- https://making.lyst.com/lightfm/docs/lightfm.html
- modify mistake in valid label

In [1]:
import os
import cv2
import tqdm

import numpy as np
import pandas as pd
from lightfm import LightFM
from lightfm.data import Dataset
from lightfm.evaluation import precision_at_k


from numba import jit
import itertools
from multiprocessing import Pool

SEED = 42
np.random.seed(SEED)
os.environ['PYTHONHASHSEED'] = str(SEED)

VALID = True

In [2]:
def apk(actual, predicted, k=12):
    if len(predicted)>k:
        predicted = predicted[:k]
        
    score = 0.0
    num_hits = 0.0
    
    for i,p in enumerate(predicted):
        if p in actual and p not in predicted[:i]:
            num_hits += 1.0
            score += num_hits / (i+1.0)

    if not actual:
        return 0.0

    return score / min(len(actual), k)


def mapk(actual, predicted, k=12):
    """
    Computes the mean average precision at k.
    This function computes the mean average prescision at k between two lists
    of lists of items.
    Parameters
    ----------
    actual : list
             A list of lists of elements that are to be predicted 
             (order doesn't matter in the lists)
    predicted : list
                A list of lists of predicted elements
                (order matters in the lists)
    k : int, optional
        The maximum number of predicted elements
    Returns
    -------
    score : double
            The mean average precision at k over the input lists
    """
    return np.mean([apk(a,p,k) for a,p in zip(actual, predicted)])

## Configs

In [3]:
# default number of recommendations
K = 12
EPOCHS = 50

# model learning rate
LEARNING_RATE = 0.25
# no of latent factors
NO_COMPONENTS = 10

# no of threads to fit model
NO_THREADS = 32
# regularisation for both user and item features
ITEM_ALPHA=1e-6
USER_ALPHA=1e-6

## Load the data

In [4]:
main_dir = "../input/h-and-m-personalized-fashion-recommendations"
images_dir = main_dir+"/images/" 
customers = pd.read_csv(main_dir+"/customers.csv")
articles = pd.read_csv(main_dir+"/articles.csv", dtype={'article_id': str})
sample_submission = pd.read_csv(main_dir+"/sample_submission.csv", dtype={'article_id': str})

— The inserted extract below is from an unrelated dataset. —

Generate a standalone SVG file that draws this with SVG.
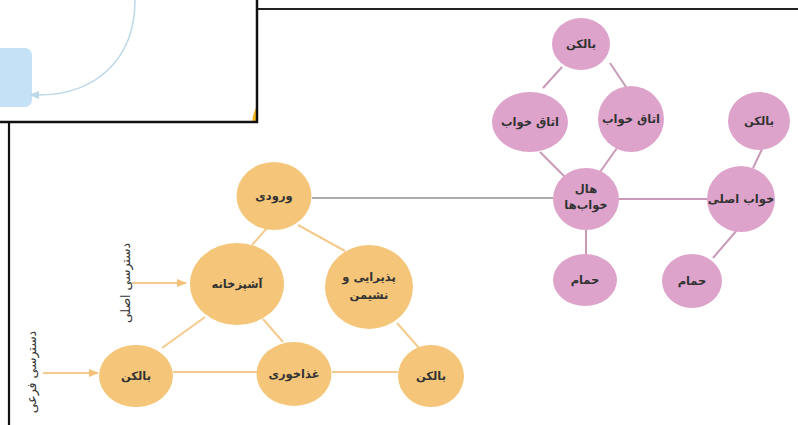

train = pd.read_csv('../input/h-and-m-personalized-fashion-recommendations/transactions_train.csv',  dtype={'article_id': str}, parse_dates=['t_dat'])

## dataset

In [5]:
dataset = Dataset()
dataset.fit(users=customers['customer_id'], 
            items=articles['article_id']) # consider both new user and item

num_users, num_topics = dataset.interactions_shape()
print(f'Number of users: {num_users}, Number of topics: {num_topics}.')

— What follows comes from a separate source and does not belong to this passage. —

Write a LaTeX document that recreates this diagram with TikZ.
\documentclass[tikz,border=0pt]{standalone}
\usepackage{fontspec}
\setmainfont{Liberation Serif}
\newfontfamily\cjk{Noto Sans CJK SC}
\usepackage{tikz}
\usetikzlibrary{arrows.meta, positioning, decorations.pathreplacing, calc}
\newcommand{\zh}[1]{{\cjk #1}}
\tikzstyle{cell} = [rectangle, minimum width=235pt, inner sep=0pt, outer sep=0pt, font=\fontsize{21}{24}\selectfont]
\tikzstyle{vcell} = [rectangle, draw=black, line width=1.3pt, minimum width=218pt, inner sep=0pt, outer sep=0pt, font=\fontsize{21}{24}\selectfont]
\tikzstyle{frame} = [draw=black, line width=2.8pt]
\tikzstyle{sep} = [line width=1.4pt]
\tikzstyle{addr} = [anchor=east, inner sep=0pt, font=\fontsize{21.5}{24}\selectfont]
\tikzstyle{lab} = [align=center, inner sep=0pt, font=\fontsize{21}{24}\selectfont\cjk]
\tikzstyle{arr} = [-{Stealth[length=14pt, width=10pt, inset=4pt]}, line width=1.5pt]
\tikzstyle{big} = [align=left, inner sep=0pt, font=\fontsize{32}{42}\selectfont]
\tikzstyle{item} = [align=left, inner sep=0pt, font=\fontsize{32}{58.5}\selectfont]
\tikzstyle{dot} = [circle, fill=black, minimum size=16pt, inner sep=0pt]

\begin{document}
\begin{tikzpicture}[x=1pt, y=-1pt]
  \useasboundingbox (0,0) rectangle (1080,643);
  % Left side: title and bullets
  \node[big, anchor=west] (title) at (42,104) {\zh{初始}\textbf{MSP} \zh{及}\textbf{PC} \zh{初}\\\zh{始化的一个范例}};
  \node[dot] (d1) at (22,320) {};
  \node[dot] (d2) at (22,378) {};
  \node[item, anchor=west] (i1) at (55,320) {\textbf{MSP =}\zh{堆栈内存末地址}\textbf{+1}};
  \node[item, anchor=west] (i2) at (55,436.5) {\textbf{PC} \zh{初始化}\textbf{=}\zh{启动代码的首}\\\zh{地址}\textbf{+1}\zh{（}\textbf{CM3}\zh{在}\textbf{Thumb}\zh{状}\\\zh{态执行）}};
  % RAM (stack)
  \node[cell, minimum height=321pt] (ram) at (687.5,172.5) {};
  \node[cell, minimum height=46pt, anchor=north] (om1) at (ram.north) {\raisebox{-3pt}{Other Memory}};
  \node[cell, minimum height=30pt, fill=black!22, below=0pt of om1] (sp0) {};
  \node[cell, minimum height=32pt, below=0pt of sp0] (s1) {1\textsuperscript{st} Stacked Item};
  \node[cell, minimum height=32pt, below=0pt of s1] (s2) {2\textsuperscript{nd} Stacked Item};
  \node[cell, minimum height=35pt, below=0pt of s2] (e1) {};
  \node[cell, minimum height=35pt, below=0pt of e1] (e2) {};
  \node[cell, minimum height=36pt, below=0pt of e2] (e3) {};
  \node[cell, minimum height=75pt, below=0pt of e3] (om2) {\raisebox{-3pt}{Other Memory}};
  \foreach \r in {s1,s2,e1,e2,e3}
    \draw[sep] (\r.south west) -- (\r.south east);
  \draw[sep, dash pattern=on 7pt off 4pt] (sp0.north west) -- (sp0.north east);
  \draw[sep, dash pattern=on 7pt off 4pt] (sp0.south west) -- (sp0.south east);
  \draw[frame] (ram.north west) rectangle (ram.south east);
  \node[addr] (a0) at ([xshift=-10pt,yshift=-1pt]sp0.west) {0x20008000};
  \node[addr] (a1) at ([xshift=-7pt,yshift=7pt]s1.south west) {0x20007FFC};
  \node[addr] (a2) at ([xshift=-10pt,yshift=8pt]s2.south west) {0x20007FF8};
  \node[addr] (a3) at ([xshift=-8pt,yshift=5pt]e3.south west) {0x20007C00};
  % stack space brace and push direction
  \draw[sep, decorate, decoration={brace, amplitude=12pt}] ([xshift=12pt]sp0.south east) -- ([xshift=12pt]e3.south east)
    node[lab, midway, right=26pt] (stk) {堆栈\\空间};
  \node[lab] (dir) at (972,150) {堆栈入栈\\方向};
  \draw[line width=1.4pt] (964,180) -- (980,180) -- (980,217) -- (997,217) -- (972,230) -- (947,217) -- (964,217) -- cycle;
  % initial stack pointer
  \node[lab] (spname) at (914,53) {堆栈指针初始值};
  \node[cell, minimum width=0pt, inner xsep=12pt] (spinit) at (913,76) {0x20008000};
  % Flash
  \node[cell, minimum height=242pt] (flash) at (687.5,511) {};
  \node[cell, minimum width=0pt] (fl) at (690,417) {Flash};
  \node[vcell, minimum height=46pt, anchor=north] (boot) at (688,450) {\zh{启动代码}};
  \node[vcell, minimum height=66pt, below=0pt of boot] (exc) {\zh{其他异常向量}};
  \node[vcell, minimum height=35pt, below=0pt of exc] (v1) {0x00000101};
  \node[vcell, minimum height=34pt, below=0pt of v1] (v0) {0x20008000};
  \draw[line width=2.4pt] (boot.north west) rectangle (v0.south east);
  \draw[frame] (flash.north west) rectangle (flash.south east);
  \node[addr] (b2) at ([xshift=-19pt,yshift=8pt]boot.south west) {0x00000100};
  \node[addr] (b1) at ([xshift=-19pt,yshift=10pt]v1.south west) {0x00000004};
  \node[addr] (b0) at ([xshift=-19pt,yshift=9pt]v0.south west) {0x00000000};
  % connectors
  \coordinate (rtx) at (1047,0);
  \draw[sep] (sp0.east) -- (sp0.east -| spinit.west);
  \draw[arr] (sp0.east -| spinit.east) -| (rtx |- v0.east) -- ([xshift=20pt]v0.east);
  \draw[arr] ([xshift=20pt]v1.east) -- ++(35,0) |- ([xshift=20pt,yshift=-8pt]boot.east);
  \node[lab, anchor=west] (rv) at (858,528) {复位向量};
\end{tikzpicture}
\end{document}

Number of users: 1371980, Number of topics: 105542.


In [6]:
train["t_dat"] = pd.to_datetime(train["t_dat"])

date_week_df = train.drop_duplicates("t_dat")[["t_dat"]].reset_index(drop=True)
date_week_df['week_no'] = (date_week_df['t_dat'] + pd.DateOffset(days=5)).dt.week
date_week_df["week_no"] = date_week_df["week_no"].diff(1)
date_week_df["week_no"].fillna(0, inplace=True)
date_week_df["week_no"] = date_week_df["week_no"] != 0
date_week_df["week_no"] = date_week_df["week_no"].cumsum()

train = pd.merge(train, date_week_df, on="t_dat", how="left")

#train.sort_values(['t_dat', 'customer_id'], inplace=True)

test_week = train.week_no.max()
del date_week_df

  after removing the cwd from sys.path.


In [7]:
train_set = train[train.week_no < test_week]
val_set = train[train.week_no == test_week]

(interactions, weights) = dataset.build_interactions(train_set.iloc[:, 1:3].values)
(val_interactions, val_weights) = dataset.build_interactions(val_set.iloc[:, 1:3].values)
#build_item_features
#build_user_features
print(interactions.shape, val_interactions.shape)
del train

(1371980, 105542) (1371980, 105542)


In [8]:
valid = val_set.groupby('customer_id')['article_id'].apply(list).reset_index()
valid = valid.rename({'article_id':'prediction'},axis=1)
valid['prediction'] = valid.prediction.apply(lambda x: ' '.join([str(k) for k in x]))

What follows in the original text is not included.